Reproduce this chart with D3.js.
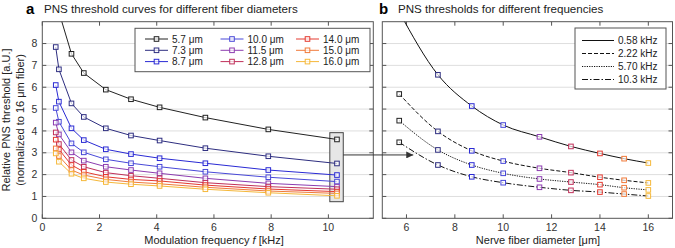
<!DOCTYPE html>
<html>
<head>
<meta charset="utf-8">
<script src="https://cdn.jsdelivr.net/npm/d3@7"></script>
<style>
  body { margin: 0; background: #fff; }
  svg { font-family: "Liberation Sans", Arial, sans-serif; }
</style>
</head>
<body>
<div id="chart"></div>
<script>
// ---- data ----
// panel a: modulation frequencies [kHz]
const freqs = [0.47, 0.58, 1.02, 1.45, 2.22, 3.1, 4.1, 5.7, 7.9, 10.3];
// relative thresholds for each fiber diameter
const d57  = [10.9, 9.45, 7.53, 6.65, 5.89, 5.45, 5.08, 4.61, 4.07, 3.61];
const d73  = [7.84, 6.82, 5.26, 4.64, 4.12, 3.79, 3.56, 3.21, 2.84, 2.51];
const d87  = [6.10, 5.34, 4.12, 3.58, 3.16, 2.94, 2.75, 2.52, 2.21, 1.98];
const d100 = [5.05, 4.42, 3.43, 3.02, 2.70, 2.52, 2.36, 2.13, 1.88, 1.68];
const d115 = [4.38, 3.84, 3.02, 2.64, 2.36, 2.21, 2.06, 1.83, 1.60, 1.45];
const d128 = [3.93, 3.40, 2.67, 2.36, 2.09, 1.95, 1.83, 1.63, 1.45, 1.33];
const d140 = [3.60, 3.15, 2.44, 2.13, 1.90, 1.78, 1.71, 1.52, 1.34, 1.22];
const d150 = [3.20, 2.85, 2.21, 1.98, 1.78, 1.66, 1.58, 1.42, 1.25, 1.14];
const d160 = [2.97, 2.59, 2.04, 1.83, 1.66, 1.56, 1.48, 1.33, 1.17, 1.03];
const seriesA = [d57, d73, d87, d100, d115, d128, d140, d150, d160];

const diameters = [5.7, 7.3, 8.7, 10.0, 11.5, 12.8, 14.0, 15.0, 16.0];
const diamLabels = ["5.7 μm", "7.3 μm", "8.7 μm", "10.0 μm", "11.5 μm", "12.8 μm", "14.0 μm", "15.0 μm", "16.0 μm"];
const colors = ["#222222", "#2e2e80", "#2a2ad4", "#4848d8", "#8c3cb0", "#c0305a", "#e43a30", "#f07a3a", "#f5b83a"];

// panel b: thresholds vs diameter at four frequencies
const f058 = [9.45, 6.57, 5.14, 4.27, 3.73, 3.29, 2.97, 2.73, 2.53];
const f222 = [5.69, 3.98, 3.09, 2.62, 2.29, 2.09, 1.88, 1.74, 1.62];
const f570 = [4.47, 3.13, 2.44, 2.06, 1.80, 1.66, 1.54, 1.40, 1.30];
const f103 = [3.48, 2.44, 1.90, 1.63, 1.42, 1.28, 1.20, 1.11, 1.02];
const seriesB = [f058, f222, f570, f103];
const freqLabels = ["0.58 kHz", "2.22 kHz", "5.70 kHz", "10.3 kHz"];
const dashes = [null, "4,2", "1.2,1.2", "6,2,1.5,2"];

const yTicks = [0, 1, 2, 3, 4, 5, 6, 7, 8];
const xTicksA = [0, 2, 4, 6, 8, 10];
const xTicksB = [6, 8, 10, 12, 14, 16];

// ---- layout ----
const W = 675, H = 248;
const yTop = 21.7, yBottom = 218.3;

const svg = d3.select("#chart").append("svg")
  .attr("width", W).attr("height", H);

const y = d3.scaleLinear().domain([0, 9]).range([yBottom, yTop]);
const xA = d3.scaleLinear().domain([0, 11.57]).range([42.3, 373.3]);
const xB = d3.scaleLinear().domain([5, 17]).range([382.3, 672.5]);

const defs = svg.append("defs");
defs.append("clipPath").attr("id", "clipA").append("rect")
  .attr("x", xA.range()[0]).attr("y", yTop)
  .attr("width", xA.range()[1] - xA.range()[0]).attr("height", yBottom - yTop);
defs.append("clipPath").attr("id", "clipB").append("rect")
  .attr("x", xB.range()[0]).attr("y", yTop)
  .attr("width", xB.range()[1] - xB.range()[0]).attr("height", yBottom - yTop);
defs.append("marker").attr("id", "arrow")
  .attr("viewBox", "0 0 10 10").attr("refX", 10).attr("refY", 5)
  .attr("markerWidth", 9).attr("markerHeight", 7).attr("markerUnits", "userSpaceOnUse")
  .attr("orient", "auto")
  .append("path").attr("d", "M0,0 L10,5 L0,10 Z").attr("fill", "#333");

// draws the frame, grid and inward ticks of one panel
function frame(x, xTicks, showYLabels) {
  const g = svg.append("g");
  const [x0, x1] = x.range();
  g.selectAll(".grid").data(yTicks.slice(1)).join("line")
    .attr("x1", x0).attr("x2", x1)
    .attr("y1", d => y(d)).attr("y2", d => y(d))
    .attr("stroke", "#dedede").attr("stroke-width", 1);
  // ticks: left/right for y, bottom/top for x
  g.selectAll(".ty").data(yTicks).join("path")
    .attr("d", d => `M${x0},${y(d)}h4M${x1},${y(d)}h-4`)
    .attr("stroke", "#555");
  g.selectAll(".tx").data(xTicks).join("path")
    .attr("d", d => `M${x(d)},${yBottom}v-4M${x(d)},${yTop}v4`)
    .attr("stroke", "#555");
  g.append("rect").attr("x", x0).attr("y", yTop)
    .attr("width", x1 - x0).attr("height", yBottom - yTop)
    .attr("fill", "none").attr("stroke", "#555").attr("stroke-width", 1);
  g.selectAll(".lx").data(xTicks).join("text")
    .attr("x", d => x(d)).attr("y", 230.5)
    .attr("text-anchor", "middle").attr("font-size", 10.5).attr("fill", "#333")
    .text(d => d);
  if (showYLabels) {
    g.selectAll(".ly").data(yTicks).join("text")
      .attr("x", x0 - 5).attr("y", d => y(d)).attr("dy", "0.35em")
      .attr("text-anchor", "end").attr("font-size", 10.5).attr("fill", "#333")
      .text(d => d);
  }
  return g;
}

function square(sel, cx, cy, color) {
  sel.append("rect")
    .attr("x", cx - 2.3).attr("y", cy - 2.3).attr("width", 4.6).attr("height", 4.6)
    .attr("fill", "#fff").attr("fill-opacity", 0.7)
    .attr("stroke", color).attr("stroke-width", 1);
}

// ---- panel a ----
frame(xA, xTicksA, true);

// highlight box around 10.3 kHz values
svg.append("rect")
  .attr("x", xA(10.05)).attr("y", y(3.92))
  .attr("width", xA(10.52) - xA(10.05)).attr("height", y(0.76) - y(3.92))
  .attr("fill", "#e6e6e6").attr("stroke", "#444").attr("stroke-width", 1);

const plotA = svg.append("g").attr("clip-path", "url(#clipA)");
const lineA = d3.line().x((d, i) => xA(freqs[i])).y(d => y(d));
seriesA.forEach((s, k) => {
  plotA.append("path").attr("d", lineA(s))
    .attr("fill", "none").attr("stroke", colors[k]).attr("stroke-width", 1);
});
seriesA.forEach((s, k) => {
  s.forEach((v, i) => square(plotA, xA(freqs[i]), y(v), colors[k]));
});

// legend a
const legA = svg.append("g");
legA.append("rect").attr("x", 135).attr("y", 28.3).attr("width", 235).attr("height", 43.4)
  .attr("fill", "#fff").attr("stroke", "#555");
diamLabels.forEach((lab, i) => {
  const c = Math.floor(i / 3), r = i % 3;
  const lx = 145 + c * 75.5, ly = 39 + r * 11.3;
  legA.append("line").attr("x1", lx).attr("x2", lx + 23).attr("y1", ly).attr("y2", ly)
    .attr("stroke", colors[i]);
  square(legA, lx + 11.5, ly, colors[i]);
  legA.append("text").attr("x", lx + 27).attr("y", ly).attr("dy", "0.35em")
    .attr("font-size", 10).attr("fill", "#222").text(lab);
});

// ---- panel b ----
frame(xB, xTicksB, false);

const plotB = svg.append("g").attr("clip-path", "url(#clipB)");
const lineB = d3.line().x((d, i) => xB(diameters[i])).y(d => y(d)).curve(d3.curveMonotoneX);
seriesB.forEach((s, k) => {
  plotB.append("path").attr("d", lineB(s))
    .attr("fill", "none").attr("stroke", "#111").attr("stroke-width", 1)
    .attr("stroke-dasharray", dashes[k]);
});
seriesB.forEach(s => {
  s.forEach((v, i) => square(plotB, xB(diameters[i]), y(v), colors[i]));
});

// legend b
const legB = svg.append("g");
legB.append("rect").attr("x", 575).attr("y", 28).attr("width", 91).attr("height", 61)
  .attr("fill", "#fff").attr("stroke", "#555");
freqLabels.forEach((lab, i) => {
  const ly = 40.5 + i * 13;
  legB.append("line").attr("x1", 582).attr("x2", 614).attr("y1", ly).attr("y2", ly)
    .attr("stroke", "#111").attr("stroke-dasharray", dashes[i]);
  legB.append("text").attr("x", 618).attr("y", ly).attr("dy", "0.35em")
    .attr("font-size", 10).attr("fill", "#222").text(lab);
});

// arrow from box to panel b
svg.append("line")
  .attr("x1", xA(10.52)).attr("x2", xB(6.28))
  .attr("y1", y(2.9)).attr("y2", y(2.9))
  .attr("stroke", "#333").attr("stroke-width", 1)
  .attr("marker-end", "url(#arrow)");

// ---- titles and axis labels ----
svg.append("text").attr("x", 26).attr("y", 13.5)
  .attr("font-size", 15).attr("font-weight", "bold").text("a");
svg.append("text").attr("x", 44).attr("y", 13)
  .attr("font-size", 11.6).attr("fill", "#222").text("PNS threshold curves for different fiber diameters");
svg.append("text").attr("x", 379).attr("y", 13.5)
  .attr("font-size", 15).attr("font-weight", "bold").text("b");
svg.append("text").attr("x", 398).attr("y", 13)
  .attr("font-size", 11.6).attr("fill", "#222").text("PNS thresholds for different frequencies");

const xlab = svg.append("text").attr("x", 214).attr("y", 244)
  .attr("text-anchor", "middle").attr("font-size", 11).attr("fill", "#222");
xlab.append("tspan").text("Modulation frequency ");
xlab.append("tspan").attr("font-style", "italic").text("f");
xlab.append("tspan").text(" [kHz]");

svg.append("text").attr("x", 538).attr("y", 244)
  .attr("text-anchor", "middle").attr("font-size", 11).attr("fill", "#222")
  .text("Nerve fiber diameter [μm]");

svg.append("text").attr("transform", "translate(10,120) rotate(-90)")
  .attr("text-anchor", "middle").attr("font-size", 11).attr("fill", "#222")
  .text("Relative PNS threshold [a.U.]");
svg.append("text").attr("transform", "translate(23.5,120) rotate(-90)")
  .attr("text-anchor", "middle").attr("font-size", 11).attr("fill", "#222")
  .text("(normalized to 16 μm fiber)");
</script>
</body>
</html>
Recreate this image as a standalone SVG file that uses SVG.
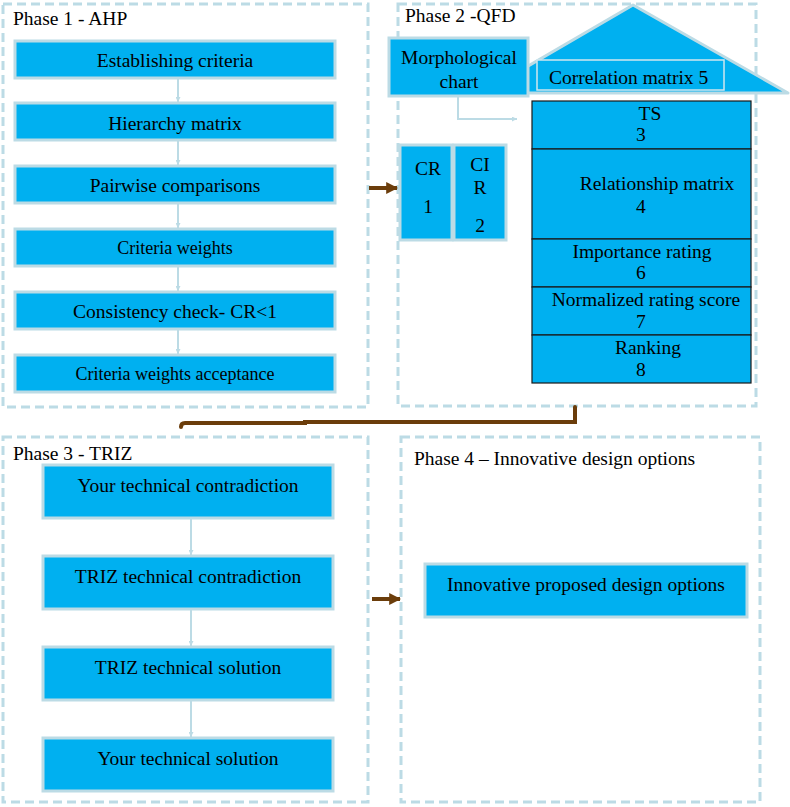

Aim of the task:
Each line holding "chart" must be found and copied.

Written reply:
Reproduce this chart with D3.js.
<div id="chart"></div>
const svg = d3.select("#chart").append("svg")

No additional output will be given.